Experts who served on the Prescience study panel agree that several additional trends will emerge over the next five years:

  • Advisors will have established professional service standards in areas such as fiduciary practice, contracting, revenue mix and fee disclosure;
  • Fee disclosure will make it difficult for plan sponsors with retirement plan assets exceeding $25 million to compensate an advisor in any way other than a direct fee for service-usually a set retainer;
  • By 2015, advisors will no longer be in a position to receive compensation unless they assume ERISA Section 3(21) fiduciary responsibilities. This differs from the current regulatory framework, which allows plan sponsors to choose from other models including broker-dealer, consultant and advisor models;
  • The trend toward reliance on professionals will also be seen at the participant level, as many American workers would prefer to rely on a knowledgeable expert to make their retirement plan investment decisions rather than learn about investments themselves.

The Prescience study also revealed that pressures on pricing will squeeze profitability throughout the industry. Sixty-two percent of the experts predicted that by 2015 service provider margins will fall below 11 basis points. In addition most plan sponsors will establish expense budget accounts in an effort to manage the disconnect between asset-based revenue from investment managers and the cost of services.
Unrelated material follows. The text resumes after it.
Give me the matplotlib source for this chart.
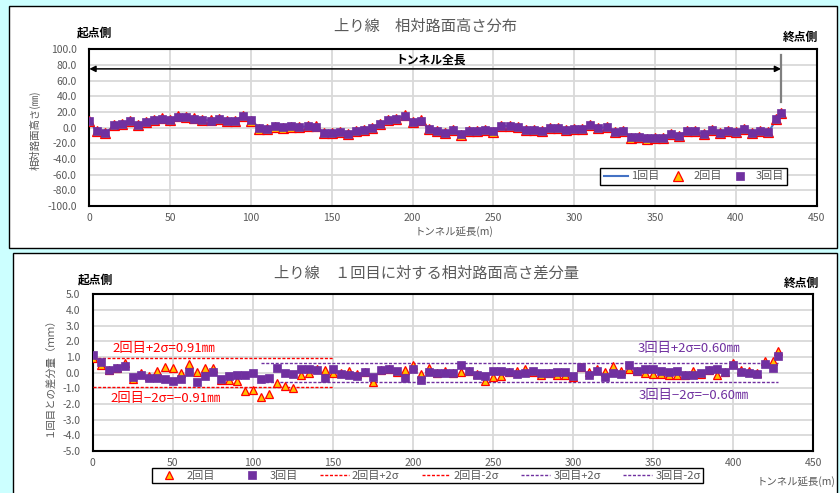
import numpy as np
import matplotlib
matplotlib.use('Agg')
import matplotlib.pyplot as plt
from matplotlib.patches import Rectangle
from matplotlib.lines import Line2D
from matplotlib.ticker import FuncFormatter, MultipleLocator

plt.rcParams['font.family'] = ['Noto Sans CJK JP', 'DejaVu Sans']

# ---------------- data ----------------
distance = list(range(0, 430, 5)) + [428]

run1 = [7, -4.5, -7.5, 2.5, 4.5, 8.5, 3.5, 7.5, 10, 12,
        10, 14.5, 13.5, 12, 10, 9, 12, 9, 8.5, 15.5,
        10, 0, -1, 1.3, 0.4, 1.7, 0.9, 1.7, 1.3, -6.5,
        -6.5, -5, -7.7, -4.7, -3.4, 0, 5, 9, 11, 15.5,
        7, 9.5, -1.7, -4.7, -6.8, -3.4, -9, -3.8, -4.3, -3,
        -5, 2.6, 1.7, 0.4, -3, -3, -4.7, 0, 0, -3.4,
        -1.3, -2.6, 3.4, -0.9, 0.9, -6, -4.3, -12.8, -11.9, -14,
        -12.8, -13.6, -8.1, -10.2, -4.3, -4.7, -8.5, -3.4, -6.8, -3.8,
        -6.4, -1.7, -7.2, -4.3, -6.4, 10.6, 17]

diff2 = [0.95, 0.5, 0.15, 0.3, 0.6, -0.38, -0.05, -0.2, 0.08, 0.33,
         0.32, 0.0, 0.53, 0.06, 0.28, 0.28, -0.45, -0.47, -0.53, -1.15,
         -1.1, -1.53, -1.36, -0.64, -0.83, -0.96, -0.15, 0.0, 0.22, 0.17,
         0.0, -0.05, 0.13, -0.1, 0.06, -0.62, 0.15, 0.26, 0.07, 0.19,
         0.47, -0.1, 0.3, 0.0, 0.13, -0.02, 0.02, 0.09, -0.1, -0.51,
         -0.3, -0.21, 0.04, 0.09, 0.26, 0.04, -0.17, -0.04, -0.15, -0.15,
         -0.28, 0.36, 0.04, 0.26, 0.04, 0.45, 0.09, 0.21, 0.13, -0.04,
         -0.11, -0.11, -0.17, -0.17, -0.17, 0.09, -0.08, 0.17, -0.17, 0.04,
         0.6, 0.17, 0.09, -0.04, 0.72, 0.77, 1.35]

diff3 = [1.1, 0.66, 0.17, 0.3, 0.42, -0.27, -0.17, -0.34, -0.35, -0.38,
         -0.55, -0.38, 0.04, -0.6, -0.19, 0.04, -0.43, -0.21, -0.13, -0.17,
         -0.02, -0.43, -0.32, 0.32, 0.0, -0.06, 0.26, 0.26, 0.15, -0.32,
         0.26, -0.09, -0.13, -0.19, 0.06, -0.26, 0.16, 0.21, 0.11, -0.37,
         0.21, -0.45, 0.02, 0.0, 0.0, -0.02, 0.47, 0.09, -0.13, -0.19,
         0.13, 0.13, 0.04, -0.09, 0.0, 0.09, -0.04, -0.04, 0.02, 0.06,
         -0.23, 0.36, -0.13, 0.11, -0.3, -0.04, -0.09, 0.51, 0.13, 0.23,
         0.21, 0.09, 0.04, 0.11, -0.17, -0.13, -0.04, 0.17, 0.21, 0.04,
         0.47, 0.04, -0.04, -0.09, 0.55, 0.3, 1.06]

# 2回目・3回目の相対路面高さ = 1回目 + 差分量
run2 = np.array(run1) + np.array(diff2)
run3 = np.array(run1) + np.array(diff3)

sigma2 = 0.91
sigma3 = 0.60
sigma2_range = [0, 150]
sigma3_range = [105, 428]
tunnel_length = 428

# ---------------- styles ----------------
BLUE = '#4472C4'
RED = '#FF0000'
ORANGE = '#FFC000'
PURPLE = '#7030A0'
GRAY = '#595959'
GRID = '#D9D9D9'

W, H = 840, 493
fig = plt.figure(figsize=(8.4, 4.93), dpi=100)
fig.patch.set_facecolor('#CCFFFF')


def fx(px):
    return px / W


def fy(py):
    return 1 - py / H


# panels
fig.add_artist(Rectangle((fx(9), fy(248)), fx(837) - fx(9), fy(6) - fy(248),
                         transform=fig.transFigure, facecolor='white',
                         edgecolor='black', lw=1.0, zorder=-10))
fig.add_artist(Rectangle((fx(13), fy(520)), fx(837) - fx(13), fy(253) - fy(520),
                         transform=fig.transFigure, facecolor='white',
                         edgecolor='black', lw=1.0, zorder=-10))

fmt1 = FuncFormatter(lambda v, p: '%.1f' % v)


def style_axes(ax, ylim, ystep):
    ax.set_xlim(0, 450)
    ax.set_ylim(*ylim)
    ax.xaxis.set_major_locator(MultipleLocator(50))
    ax.yaxis.set_major_locator(MultipleLocator(ystep))
    ax.yaxis.set_major_formatter(fmt1)
    ax.grid(True, color=GRID, lw=1.3)
    ax.set_axisbelow(True)
    for s in ax.spines.values():
        s.set_color('black')
        s.set_linewidth(1.5)
    ax.tick_params(axis='both', length=0, labelsize=7.5, labelcolor=GRAY)
    ax.tick_params(axis='y', pad=9)
    ax.tick_params(axis='x', pad=5)


# ---------------- top chart ----------------
ax1 = fig.add_axes([fx(89.3), fy(206), fx(816.7) - fx(89.3), fy(49.3) - fy(206)])
style_axes(ax1, (-100, 100), 20)

l1, = ax1.plot(distance, run1, color=BLUE, lw=1.5, zorder=3)
l2, = ax1.plot(distance, run2, ls='none', marker='^', ms=6.8, mfc=ORANGE,
               mec=RED, mew=0.9, zorder=4)
l3, = ax1.plot(distance, run3, ls='none', marker='s', ms=5.4, mfc=PURPLE,
               mec=PURPLE, mew=0.5, zorder=5)

ax1.annotate('', xy=(0, 75), xytext=(tunnel_length, 75),
             arrowprops=dict(arrowstyle='<|-|>', color='black', lw=1.1,
                             mutation_scale=9, shrinkA=0, shrinkB=0))
ax1.text(211, 86.5, 'トンネル全長', ha='center', va='center', fontsize=8.5,
         fontweight='bold', color='black')
ax1.plot([tunnel_length, tunnel_length], [33, 93], color='#7F7F7F', lw=1.6,
         zorder=6, clip_on=False)

leg1 = ax1.legend([l1, l2, l3], ['1回目', '2回目', '3回目'], ncol=3,
                  loc='lower left', bbox_to_anchor=(0.695, 0.10, 0.272, 0.118),
                  mode='expand', fontsize=8, frameon=True, fancybox=False,
                  edgecolor='black', framealpha=1, borderpad=0.3,
                  handlelength=2.2, handletextpad=0.3, columnspacing=1.0,
                  labelcolor=GRAY)
leg1.get_frame().set_linewidth(1.0)

fig.text(fx(426), fy(26), '上り線　相対路面高さ分布', ha='center', va='center',
         fontsize=11, color=GRAY)
fig.text(fx(94), fy(33), '起点側', ha='center', va='center', fontsize=8.5,
         fontweight='bold', color='black')
fig.text(fx(800), fy(37), '終点側', ha='center', va='center', fontsize=8.5,
         fontweight='bold', color='black')
fig.text(fx(35), fy(130), '相対路面高さ(㎜)', ha='center', va='center',
         rotation=90, fontsize=7.5, color=GRAY)
fig.text(fx(454), fy(232), 'トンネル延長(m)', ha='center', va='center',
         fontsize=7.5, color=GRAY)

# ---------------- bottom chart ----------------
ax2 = fig.add_axes([fx(92.7), fy(451), fx(813.3) - fx(92.7), fy(294.3) - fy(451)])
style_axes(ax2, (-5, 5), 1.0)

m2, = ax2.plot(distance, diff2, ls='none', marker='^', ms=6, mfc=ORANGE,
               mec=RED, mew=0.9, zorder=4)
m3, = ax2.plot(distance, diff3, ls='none', marker='s', ms=5.3, mfc=PURPLE,
               mec=PURPLE, mew=0.5, zorder=5)
dash = (0, (2.2, 1.2))
p2, = ax2.plot(sigma2_range, [sigma2, sigma2], color=RED, lw=1.0, ls=dash, zorder=3)
n2, = ax2.plot(sigma2_range, [-sigma2, -sigma2], color=RED, lw=1.0, ls=dash, zorder=3)
p3, = ax2.plot(sigma3_range, [sigma3, sigma3], color=PURPLE, lw=1.0, ls=dash, zorder=3)
n3, = ax2.plot(sigma3_range, [-sigma3, -sigma3], color=PURPLE, lw=1.0, ls=dash, zorder=3)

ax2.text(12.5, 1.53, '2回目+2σ=0.%02d㎜' % round(sigma2 * 100), ha='left',
         va='center', fontsize=9.5, color=RED)
ax2.text(10.8, -1.68, '2回目−2σ=−0.%02d㎜' % round(sigma2 * 100), ha='left',
         va='center', fontsize=9.5, color=RED)
ax2.text(340, 1.51, '3回目+2σ=0.%02d㎜' % round(sigma3 * 100), ha='left',
         va='center', fontsize=9.5, color=PURPLE)
ax2.text(341, -1.47, '3回目−2σ=−0.%02d㎜' % round(sigma3 * 100), ha='left',
         va='center', fontsize=9.5, color=PURPLE)

leg2 = ax2.legend([m2, m3, p2, n2, p3, n3],
                  ['2回目', '3回目', '2回目+2σ', '2回目-2σ', '3回目+2σ', '3回目-2σ'],
                  ncol=6, loc='lower left',
                  bbox_to_anchor=(fx(146), fy(489), fx(709) - fx(146), fy(470) - fy(489)),
                  bbox_transform=fig.transFigure, mode='expand', fontsize=8,
                  frameon=True, fancybox=False, edgecolor='black', framealpha=1,
                  borderpad=0.25, handlelength=2.6, handletextpad=0.3,
                  columnspacing=0.8, labelcolor=GRAY)
leg2.get_frame().set_linewidth(1.0)

fig.text(fx(427), fy(273), '上り線　１回目に対する相対路面高さ差分量', ha='center',
         va='center', fontsize=11, color=GRAY)
fig.text(fx(95), fy(280), '起点側', ha='center', va='center', fontsize=8.5,
         fontweight='bold', color='black')
fig.text(fx(801), fy(283), '終点側', ha='center', va='center', fontsize=8.5,
         fontweight='bold', color='black')
fig.text(fx(50), fy(375), '１回目との差分量（ｍｍ）', ha='center', va='center',
         rotation=90, fontsize=7.5, color=GRAY)
fig.text(fx(796), fy(482), 'トンネル延長(m)', ha='center', va='center',
         fontsize=7.5, color=GRAY)

fig.savefig('out.png', dpi=100, facecolor=fig.get_facecolor())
"Advisors, like service providers, will also experience fee compression as more business shifts from an asset-based compensation model to a retainer model," noted Laura White, vice president of Marketing at Diversified.

Mergers and acquisitions in the benefits consulting and investment consulting arenas are expected to continue. In addition, the Prescience study panel expects at least two major service providers to spin off their retirement plan service business in an effort to meet corporate revenue targets and demands for complete open investment architecture.